Long road to nowhere: Students plan walkout amid tuition-hike speculation, while universities expect the worst.

Mar 12, 2008 at 12:35 am

This is wrong.
The blossoming of spring in the Bluegrass brings with it the seasonal issue of tuition increases at Kentucky colleges and universities. Anticipating the impact of a looming double-digit increase spawned by an economic crisis in the commonwealth, a group of University of Louisville students plan a protest for March 26. The walkout is set to begin at 1:11 p.m. and is being led by a student-run group called the Progressive Action Coalition, which hopes the action, followed by a rally at “The Thinker” statue outside Grawemeyer Hall, will draw at least 500 students, faculty and community supporters.


“If state funding is cut, tuition should stay in line with inflation,” said Sarah Maddix, a member of the group. Maddix told LEO that students understand state government does a poor job funding the university, but that the U of L administration should take a stronger stance on freezing or easing tuition costs. “If student tuition provides 40 percent of U of L’s budget, the single vote on the U of L Board of Trustees by the Student Government Association president is not adequate representation,” she said.
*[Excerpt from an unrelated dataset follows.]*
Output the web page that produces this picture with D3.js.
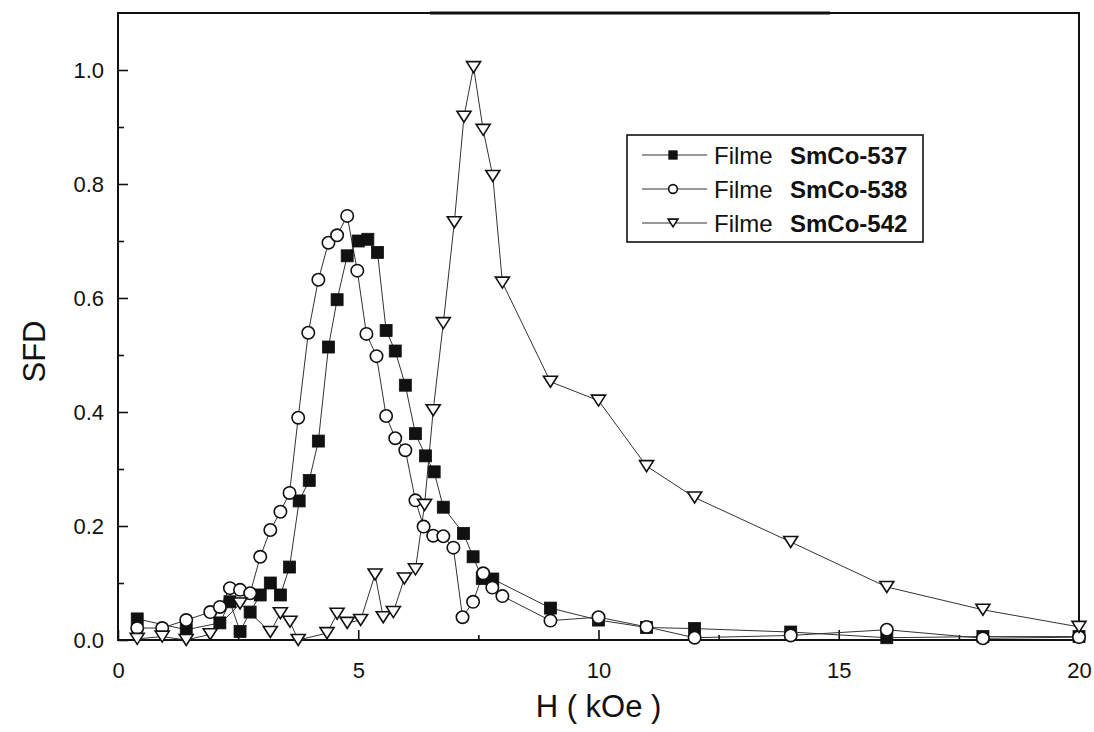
<!DOCTYPE html>
<html>
<head>
<meta charset="utf-8">
<script src="https://cdn.jsdelivr.net/npm/d3@7"></script>
<style>
  body { margin: 0; background: #fff; }
  svg { display: block; }
  text { font-family: "Liberation Sans", Arial, Helvetica, sans-serif; fill: #111; }
</style>
</head>
<body>
<svg id="chart" width="1094" height="732"></svg>
<script>
// Switching field distribution of three SmCo films
const h537 = [0.4, 1.42, 2.12, 2.33, 2.54, 2.75, 2.96, 3.17, 3.38, 3.57, 3.77, 3.98, 4.17, 4.38, 4.56, 4.77, 5.0, 5.2, 5.4, 5.58, 5.77, 5.98, 6.19, 6.4, 6.58, 6.77, 7.19, 7.39, 7.58, 7.8, 9, 10, 11, 12, 14, 16, 18, 20];
const sfd537 = [0.037, 0.018, 0.03, 0.067, 0.015, 0.049, 0.079, 0.10, 0.079, 0.128, 0.244, 0.28, 0.349, 0.514, 0.597, 0.674, 0.70, 0.703, 0.68, 0.543, 0.507, 0.447, 0.362, 0.323, 0.295, 0.233, 0.187, 0.146, 0.108, 0.107, 0.056, 0.035, 0.022, 0.02, 0.014, 0.004, 0.006, 0.006];

const h538 = [0.4, 0.92, 1.42, 1.92, 2.12, 2.33, 2.54, 2.75, 2.96, 3.17, 3.38, 3.57, 3.75, 3.96, 4.17, 4.38, 4.56, 4.77, 4.98, 5.17, 5.38, 5.58, 5.77, 5.98, 6.19, 6.36, 6.56, 6.77, 6.98, 7.17, 7.39, 7.6, 7.79, 8.0, 9, 10, 11, 12, 14, 16, 18, 20];
const sfd538 = [0.021, 0.021, 0.035, 0.049, 0.058, 0.091, 0.088, 0.082, 0.146, 0.193, 0.225, 0.258, 0.39, 0.539, 0.632, 0.697, 0.71, 0.744, 0.648, 0.537, 0.498, 0.393, 0.354, 0.333, 0.245, 0.199, 0.183, 0.182, 0.162, 0.04, 0.067, 0.117, 0.092, 0.077, 0.034, 0.04, 0.023, 0.004, 0.008, 0.018, 0.003, 0.005];

const h542 = [0.4, 0.92, 1.42, 1.92, 2.54, 3.17, 3.38, 3.58, 3.75, 4.35, 4.56, 4.77, 5.05, 5.35, 5.52, 5.73, 5.96, 6.19, 6.38, 6.56, 6.77, 7.0, 7.2, 7.4, 7.6, 7.8, 8.0, 9, 10, 11, 12, 14, 16, 18, 20];
const sfd542 = [0.002, 0.006, 0.0, 0.01, 0.064, 0.014, 0.047, 0.032, 0.0, 0.012, 0.046, 0.03, 0.035, 0.115, 0.04, 0.049, 0.108, 0.124, 0.237, 0.403, 0.556, 0.733, 0.918, 1.005, 0.895, 0.814, 0.627, 0.453, 0.42, 0.305, 0.25, 0.172, 0.093, 0.053, 0.023];

const seriesNames = ["SmCo-537", "SmCo-538", "SmCo-542"];
const seriesPrefix = "Filme";
const xTicks = [0, 5, 10, 15, 20];
const yTicks = [0.0, 0.2, 0.4, 0.6, 0.8, 1.0];
const xLabel = "H ( kOe )";
const yLabel = "SFD";

const svg = d3.select("#chart");
const plotL = 118, plotR = 1079, plotT = 13, plotB = 640;

const x = d3.scaleLinear().domain([0, 20]).range([plotL, plotR]);
const y = d3.scaleLinear().domain([0, 1.1]).range([plotB, plotT]);

const ink = "#111";

// Frame
svg.append("rect")
  .attr("x", plotL).attr("y", plotT)
  .attr("width", plotR - plotL).attr("height", plotB - plotT)
  .attr("fill", "none").attr("stroke", ink).attr("stroke-width", 2);
svg.append("line")
  .attr("x1", 430).attr("x2", 830).attr("y1", plotT).attr("y2", plotT)
  .attr("stroke", ink).attr("stroke-width", 3);

// Axes: inward ticks, major + minor
const xAxisG = svg.append("g").attr("transform", `translate(0,${plotB})`);
xAxisG.call(d3.axisBottom(x).tickValues(xTicks).tickSize(-10).tickPadding(22).tickFormat(d3.format("d")));
const xMinor = svg.append("g").attr("transform", `translate(0,${plotB})`);
xMinor.call(d3.axisBottom(x).tickValues([2.5, 7.5, 12.5, 17.5]).tickSize(-5).tickFormat(""));

const yAxisG = svg.append("g").attr("transform", `translate(${plotL},0)`);
yAxisG.call(d3.axisLeft(y).tickValues(yTicks).tickSize(-10).tickPadding(14).tickFormat(d3.format(".1f")));
const yMinor = svg.append("g").attr("transform", `translate(${plotL},0)`);
yMinor.call(d3.axisLeft(y).tickValues([0.1, 0.3, 0.5, 0.7, 0.9]).tickSize(-6).tickFormat(""));

svg.selectAll(".domain").remove();
svg.selectAll(".tick line").attr("stroke", ink).attr("stroke-width", 1.6);
xAxisG.selectAll("text").attr("font-size", 22).attr("fill", ink);
yAxisG.selectAll("text").attr("font-size", 22).attr("fill", ink);

// Axis titles
svg.append("text")
  .attr("x", (plotL + plotR) / 2).attr("y", 717)
  .attr("text-anchor", "middle").attr("font-size", 31)
  .text(xLabel);
svg.append("text")
  .attr("transform", `translate(45,${(plotT + plotB) / 2 + 25}) rotate(-90)`)
  .attr("text-anchor", "middle").attr("font-size", 31)
  .text(yLabel);

// Marker drawing
const triPath = (w, h) => `M${-w / 2},${-h / 2}L${w / 2},${-h / 2}L0,${h / 2}Z`;
function drawMarker(g, kind, scale) {
  if (kind === "square") {
    const s = 12 * scale;
    g.append("rect").attr("x", -s / 2).attr("y", -s / 2).attr("width", s).attr("height", s)
      .attr("fill", ink).attr("stroke", ink).attr("stroke-width", 0.8);
  } else if (kind === "circle") {
    g.append("circle").attr("r", 6.2 * scale)
      .attr("fill", "#fff").attr("stroke", ink).attr("stroke-width", 1.6);
  } else {
    g.append("path").attr("d", triPath(14 * scale, 11 * scale))
      .attr("fill", "#fff").attr("stroke", ink).attr("stroke-width", 1.6);
  }
}

const series = [
  { name: seriesNames[0], h: h537, v: sfd537, kind: "square" },
  { name: seriesNames[1], h: h538, v: sfd538, kind: "circle" },
  { name: seriesNames[2], h: h542, v: sfd542, kind: "triangle" }
];

const line = d3.line().x(d => x(d[0])).y(d => y(d[1]));

// Connecting lines first, then markers on top
series.forEach(s => {
  const pts = s.h.map((h, i) => [h, s.v[i]]);
  svg.append("path").datum(pts)
    .attr("d", line).attr("fill", "none")
    .attr("stroke", "#333").attr("stroke-width", 1);
});
series.forEach(s => {
  const pts = s.h.map((h, i) => [h, s.v[i]]);
  const g = svg.append("g");
  pts.forEach(p => {
    const m = g.append("g").attr("transform", `translate(${x(p[0])},${y(p[1])})`);
    drawMarker(m, s.kind, 1);
  });
});

// Legend
const lg = svg.append("g");
lg.append("rect").attr("x", 627).attr("y", 135).attr("width", 296).attr("height", 107)
  .attr("fill", "#fff").attr("stroke", ink).attr("stroke-width", 1.6);
series.forEach((s, i) => {
  const cy = 155 + i * 34;
  lg.append("line").attr("x1", 642).attr("x2", 707).attr("y1", cy).attr("y2", cy)
    .attr("stroke", "#333").attr("stroke-width", 1.2);
  const m = lg.append("g").attr("transform", `translate(673,${cy})`);
  drawMarker(m, s.kind, 0.7);
  lg.append("text").attr("x", 714).attr("y", cy + 9).attr("font-size", 24).text(seriesPrefix);
  lg.append("text").attr("x", 790).attr("y", cy + 9).attr("font-size", 24)
    .attr("font-weight", "bold").text(s.name);
});
</script>
</body>
</html>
Sadly, the news coverage of the annual musical chairs among state government, universities and students has become a predictable human wreck. Media outlets find one quote from a student bound for financial expulsion. Behind those single sentences are oceans of stories with hundreds of students working two jobs to pay for living expenses on top of college costs, or amassing lifelong debt that will haunt and taunt them into old age. It should never become easy to hear stories of smart, qualified and committed students getting forced out of college, but flip through enough archives on tuition increases and you’ll see that story is customary.
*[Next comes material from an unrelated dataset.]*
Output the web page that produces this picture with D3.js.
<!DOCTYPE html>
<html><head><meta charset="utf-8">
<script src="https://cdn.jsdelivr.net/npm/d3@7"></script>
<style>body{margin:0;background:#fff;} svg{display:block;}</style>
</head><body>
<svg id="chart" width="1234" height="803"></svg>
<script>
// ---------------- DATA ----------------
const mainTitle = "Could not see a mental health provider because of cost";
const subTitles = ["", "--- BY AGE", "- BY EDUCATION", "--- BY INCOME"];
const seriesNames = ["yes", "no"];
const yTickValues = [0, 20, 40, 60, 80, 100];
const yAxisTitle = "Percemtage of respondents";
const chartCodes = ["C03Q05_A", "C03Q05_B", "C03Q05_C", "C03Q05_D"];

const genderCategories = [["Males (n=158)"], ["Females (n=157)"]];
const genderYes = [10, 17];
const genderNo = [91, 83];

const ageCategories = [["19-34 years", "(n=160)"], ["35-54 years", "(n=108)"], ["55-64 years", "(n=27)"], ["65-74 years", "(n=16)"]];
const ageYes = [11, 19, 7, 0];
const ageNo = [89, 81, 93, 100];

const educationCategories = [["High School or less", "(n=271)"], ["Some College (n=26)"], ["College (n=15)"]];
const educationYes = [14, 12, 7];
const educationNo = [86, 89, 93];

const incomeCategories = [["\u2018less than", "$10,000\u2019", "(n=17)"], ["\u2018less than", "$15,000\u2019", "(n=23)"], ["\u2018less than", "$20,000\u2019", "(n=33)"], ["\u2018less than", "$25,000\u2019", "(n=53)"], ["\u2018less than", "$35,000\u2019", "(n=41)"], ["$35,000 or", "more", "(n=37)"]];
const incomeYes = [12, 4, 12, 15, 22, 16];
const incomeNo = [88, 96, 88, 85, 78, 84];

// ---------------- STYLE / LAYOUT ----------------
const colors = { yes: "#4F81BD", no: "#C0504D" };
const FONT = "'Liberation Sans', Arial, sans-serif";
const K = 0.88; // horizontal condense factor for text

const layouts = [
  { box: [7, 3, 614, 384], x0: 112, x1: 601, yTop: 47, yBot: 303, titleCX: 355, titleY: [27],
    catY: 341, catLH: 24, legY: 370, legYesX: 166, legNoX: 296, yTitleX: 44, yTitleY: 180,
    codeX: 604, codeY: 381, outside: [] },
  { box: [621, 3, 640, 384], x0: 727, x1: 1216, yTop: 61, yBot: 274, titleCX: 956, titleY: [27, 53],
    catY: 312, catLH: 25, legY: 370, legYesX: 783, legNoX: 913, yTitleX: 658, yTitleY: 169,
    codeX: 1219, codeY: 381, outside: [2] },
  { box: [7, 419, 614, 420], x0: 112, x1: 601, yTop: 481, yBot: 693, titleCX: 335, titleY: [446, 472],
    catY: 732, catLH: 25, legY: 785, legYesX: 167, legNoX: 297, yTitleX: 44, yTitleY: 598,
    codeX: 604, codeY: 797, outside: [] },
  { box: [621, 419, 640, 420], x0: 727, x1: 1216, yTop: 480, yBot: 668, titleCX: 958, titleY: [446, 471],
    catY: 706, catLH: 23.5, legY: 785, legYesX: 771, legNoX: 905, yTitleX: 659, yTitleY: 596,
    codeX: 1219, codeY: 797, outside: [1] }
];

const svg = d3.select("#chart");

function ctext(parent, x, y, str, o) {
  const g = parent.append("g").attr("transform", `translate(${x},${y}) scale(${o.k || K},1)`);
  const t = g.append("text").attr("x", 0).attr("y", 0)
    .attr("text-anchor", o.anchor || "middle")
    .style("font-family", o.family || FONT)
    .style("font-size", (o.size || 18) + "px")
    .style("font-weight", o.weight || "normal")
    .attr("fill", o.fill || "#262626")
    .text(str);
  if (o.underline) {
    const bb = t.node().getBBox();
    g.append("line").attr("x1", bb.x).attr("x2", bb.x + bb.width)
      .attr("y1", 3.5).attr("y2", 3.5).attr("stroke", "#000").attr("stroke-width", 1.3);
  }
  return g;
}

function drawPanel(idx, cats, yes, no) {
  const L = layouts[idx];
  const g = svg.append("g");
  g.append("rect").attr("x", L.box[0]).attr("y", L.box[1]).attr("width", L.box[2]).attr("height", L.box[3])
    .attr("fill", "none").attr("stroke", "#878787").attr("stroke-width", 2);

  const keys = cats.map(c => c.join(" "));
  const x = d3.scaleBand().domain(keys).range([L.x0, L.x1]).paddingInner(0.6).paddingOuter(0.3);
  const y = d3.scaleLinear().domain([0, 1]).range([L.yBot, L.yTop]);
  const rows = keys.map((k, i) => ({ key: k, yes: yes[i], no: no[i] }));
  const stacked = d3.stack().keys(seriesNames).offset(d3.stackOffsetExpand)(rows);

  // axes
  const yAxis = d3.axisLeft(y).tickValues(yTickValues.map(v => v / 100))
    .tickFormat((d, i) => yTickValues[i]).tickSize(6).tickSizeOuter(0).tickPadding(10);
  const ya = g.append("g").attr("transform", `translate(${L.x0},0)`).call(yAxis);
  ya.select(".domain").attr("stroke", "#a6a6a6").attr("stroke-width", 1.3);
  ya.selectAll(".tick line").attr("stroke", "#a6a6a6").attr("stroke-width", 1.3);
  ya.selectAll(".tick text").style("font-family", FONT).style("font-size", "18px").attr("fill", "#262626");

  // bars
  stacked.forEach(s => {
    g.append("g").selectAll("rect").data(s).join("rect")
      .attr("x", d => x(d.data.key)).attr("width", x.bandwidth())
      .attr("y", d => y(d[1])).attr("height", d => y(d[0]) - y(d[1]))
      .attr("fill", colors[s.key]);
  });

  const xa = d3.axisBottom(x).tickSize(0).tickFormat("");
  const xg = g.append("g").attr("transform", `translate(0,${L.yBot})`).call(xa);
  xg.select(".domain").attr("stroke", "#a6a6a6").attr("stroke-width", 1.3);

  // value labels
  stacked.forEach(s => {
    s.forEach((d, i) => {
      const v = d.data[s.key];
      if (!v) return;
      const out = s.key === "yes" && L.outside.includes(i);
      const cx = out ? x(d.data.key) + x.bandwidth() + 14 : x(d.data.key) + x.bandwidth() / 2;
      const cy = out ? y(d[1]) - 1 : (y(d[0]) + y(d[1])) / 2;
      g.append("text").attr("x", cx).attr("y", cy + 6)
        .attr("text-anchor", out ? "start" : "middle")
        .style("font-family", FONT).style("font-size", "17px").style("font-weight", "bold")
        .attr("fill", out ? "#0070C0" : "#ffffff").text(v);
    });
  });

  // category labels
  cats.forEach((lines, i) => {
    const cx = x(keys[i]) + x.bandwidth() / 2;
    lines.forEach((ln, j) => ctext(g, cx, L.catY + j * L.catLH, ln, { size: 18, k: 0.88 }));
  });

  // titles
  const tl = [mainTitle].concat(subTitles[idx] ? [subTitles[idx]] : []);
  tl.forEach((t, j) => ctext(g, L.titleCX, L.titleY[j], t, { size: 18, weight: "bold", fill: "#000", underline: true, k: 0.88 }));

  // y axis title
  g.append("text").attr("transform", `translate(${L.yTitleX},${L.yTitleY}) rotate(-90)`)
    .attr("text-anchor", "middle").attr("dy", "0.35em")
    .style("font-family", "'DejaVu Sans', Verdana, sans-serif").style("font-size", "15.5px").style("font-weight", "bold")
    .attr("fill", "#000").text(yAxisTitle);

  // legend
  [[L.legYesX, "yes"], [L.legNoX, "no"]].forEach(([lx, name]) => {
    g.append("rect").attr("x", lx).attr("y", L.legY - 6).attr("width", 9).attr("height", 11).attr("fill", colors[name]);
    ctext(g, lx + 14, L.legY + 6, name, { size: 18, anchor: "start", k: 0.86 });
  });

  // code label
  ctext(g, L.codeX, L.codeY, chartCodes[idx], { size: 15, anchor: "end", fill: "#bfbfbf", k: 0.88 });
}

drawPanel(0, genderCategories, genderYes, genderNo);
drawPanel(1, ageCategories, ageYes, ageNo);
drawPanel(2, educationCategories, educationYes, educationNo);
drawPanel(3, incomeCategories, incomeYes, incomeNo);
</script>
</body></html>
Eventually, a university spokesperson or provost or president offering condolences steps forward to say, “No one wants to raise tuition.” Yet in-state tuition at Kentucky universities has jumped 83 percent since the 2001-2002 academic year, according to a report released last year by State Auditor Crit Luallen.
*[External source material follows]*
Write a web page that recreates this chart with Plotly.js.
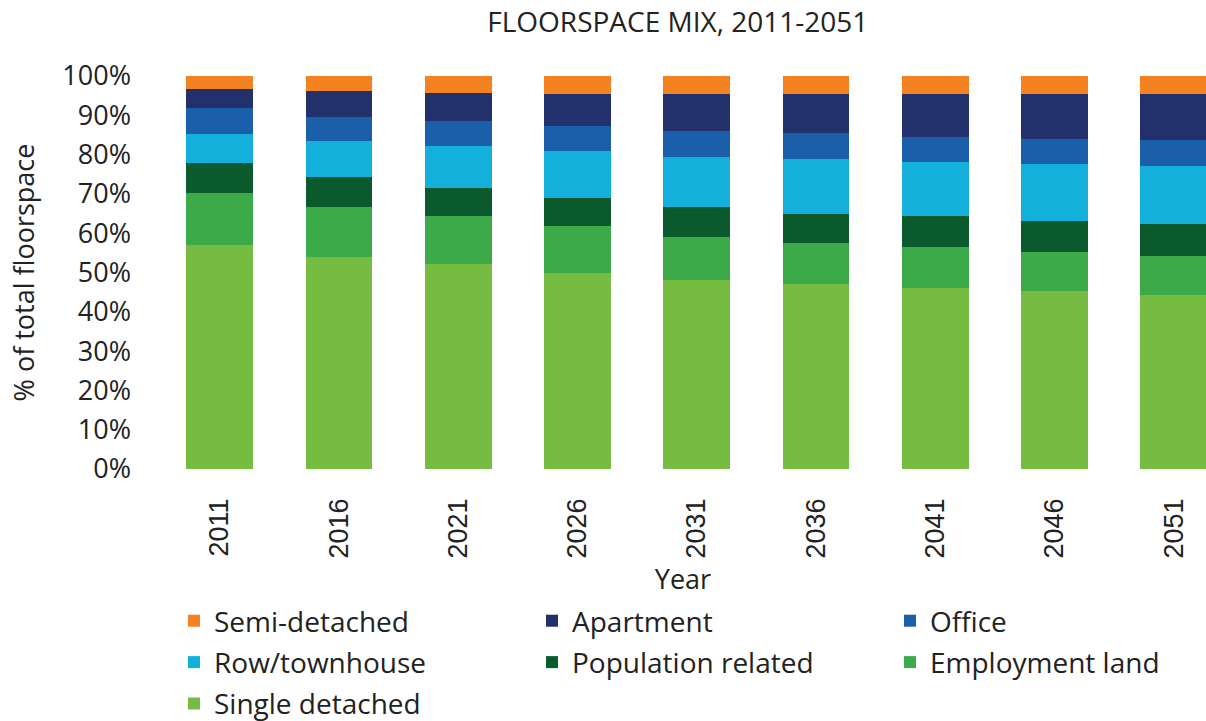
<!DOCTYPE html>
<html>
<head>
<meta charset="utf-8">
<script src="https://cdn.plot.ly/plotly-3.0.1.min.js"></script>
<style>html,body{margin:0;padding:0;background:#fff;}#chart{width:1206px;height:721px;}</style>
</head>
<body>
<div id="chart"></div>
<script>
const years = ["2011","2016","2021","2026","2031","2036","2041","2046","2051"];
const singleDetached    = [57.1, 54.0, 52.2, 50.0, 48.0, 47.1, 46.1, 45.2, 44.4];
const employmentLand    = [13.2, 12.7, 12.2, 11.8, 11.1, 10.4, 10.5, 10.0, 9.9];
const populationRelated = [7.5, 7.5, 7.2, 7.2, 7.5, 7.5, 7.8, 7.8, 8.1];
const rowTownhouse      = [7.5, 9.2, 10.5, 11.8, 12.9, 13.8, 13.8, 14.5, 14.8];
const office            = [6.5, 6.2, 6.5, 6.5, 6.4, 6.6, 6.4, 6.5, 6.5];
const apartment         = [4.9, 6.5, 7.1, 8.1, 9.5, 10.0, 10.8, 11.4, 11.7];
const semiDetached      = [3.3, 3.9, 4.3, 4.6, 4.6, 4.6, 4.6, 4.6, 4.6];

const seriesNames = ["Single detached","Employment land","Population related","Row/townhouse","Office","Apartment","Semi-detached"];
const seriesValues = [singleDetached, employmentLand, populationRelated, rowTownhouse, office, apartment, semiDetached];
const colors = ["#76BC43","#3DAA49","#0B5A2E","#13B0DB","#1B5FAA","#22306B","#F58220"];
// legend column for each series (legend grid is filled row by row from the top of the stack)
const legendIds = ["legend","legend3","legend2","legend","legend3","legend2","legend"];

const traces = seriesNames.map((n, i) => ({
  type: "bar",
  name: n,
  x: years,
  y: seriesValues[i],
  legend: legendIds[i],
  legendgroup: "g" + i,
  legendrank: 100 - i,
  marker: {color: colors[i], line: {width: 0}},
  hoverinfo: "name+y"
}));

// plot area: left 160px, width 1046px; top 76px, height 393px
function legendAt(px) {
  return {
    orientation: "v",
    traceorder: "grouped",
    tracegroupgap: 2,
    xref: "paper", yref: "paper",
    x: (px - 160) / 1046, xanchor: "left",
    y: (469 - 596) / 393, yanchor: "top",
    itemwidth: 30,
    font: {size: 28, color: "#222"},
    bgcolor: "rgba(0,0,0,0)"
  };
}

const layout = {
  width: 1206, height: 721,
  paper_bgcolor: "#fff", plot_bgcolor: "#fff",
  barmode: "stack",
  bargap: 0.44,
  margin: {l: 160, r: 0, t: 76, b: 252, pad: 0, autoexpand: false},
  font: {family: "Open Sans, sans-serif", color: "#222"},
  title: {text: "FLOORSPACE MIX, 2011-2051", font: {size: 28, color: "#222", family: "Open Sans"}, x: 0.562, xanchor: "center", yref: "container", y: 0.983, yanchor: "top"},
  xaxis: {
    type: "category",
    range: [-0.5, 8.27],
    tickangle: -90,
    tickfont: {family: "Liberation Sans, Arial", size: 27, color: "#222"},
    ticks: "", showline: false, showgrid: false, zeroline: false,
    ticklabelstandoff: 23,
    title: {text: "Year", font: {size: 27, color: "#222"}, standoff: 12}
  },
  yaxis: {
    range: [0, 100],
    dtick: 10,
    ticksuffix: "%",
    tickfont: {size: 27, color: "#222"},
    ticks: "", showline: false, showgrid: false, zeroline: false,
    ticklabelstandoff: 28,
    title: {text: "% of total floorspace", font: {size: 27, color: "#222"}, standoff: 19}
  },
  showlegend: true,
  legend: legendAt(174),
  legend2: legendAt(532),
  legend3: legendAt(890)
};

Plotly.newPlot("chart", traces, layout, {displayModeBar: false, staticPlot: true});
</script>
</body>
</html>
Part of the reason for those apparently involuntary spasms is the pursuit of national benchmarks that are consistently starved for proper revenue — the sacrifice of academics for the business of academia.


This compounding statewide failure inevitably compels a voter or two, more than likely parents of a prospective Kentucky college student, to color Frankfort’s political makeup in the House, Senate or governor’s office differently. Voters in November’s gubernatorial election had no public forewarning about the impending budget shortfall, now projected at $900 million over the 2008-2010 biennium. The usual Kentucky Democrats or Republicans seem woefully inadequate when it comes to resolving what may be one of the steepest tuition hikes in over a decade.


Think of it this way. When hundreds of students from across Kentucky expressed their voluble dissent, amassing last month in the hallways of the Capitol, they met Gov. Steve Beshear face to face. This would seem, if there were ever such a moment, Beshear’s time to take a declarative step.


The governor said he had to make tough choices after inheriting a fiscal nightmare. Less the a month after taking office, he warned Kentucky universities of a needed emergency budget cut of 3 percent by the end of the year, and alerted them of a possible 12-percent cut to follow.


Given recent political developments, Beshear’s plea to the audience — to lobby state legislators — was uninspiring and tinted with irony: The governor punctuated his remarks with discussion of a possible revenue alternative, a savior, the big suggestion voters heard throughout his campaign about his now-stillborn casino gambling amendment. With a straight face, the Governor of Kentucky told the state’s best and brightest that gambling was the solvent resolution to their tuition woes.


Presently, neither the House nor Senate have passed a state budget that the Council on Postsecondary Education can review for any tuition recommendations to the universities. Even though there’s a long way to go on the budget process, the outlook from the universities is not blindly optimistic.


“We are trying to figure out what we’re going to be dealing with,” John Drees, a spokesman for the University of Louisville, told LEO. “The cut for higher education is quite significant and it could very well have a damaging effect on students.”


To be sure, the dreadful revenue forecast presents a delicate situation for all Kentuckians, not just the elected and university leaders who are tasked with dealing with it. Perhaps, for a change, those leaders should consider a long-road vision that invests in the most realistic future the state has: its educated masses.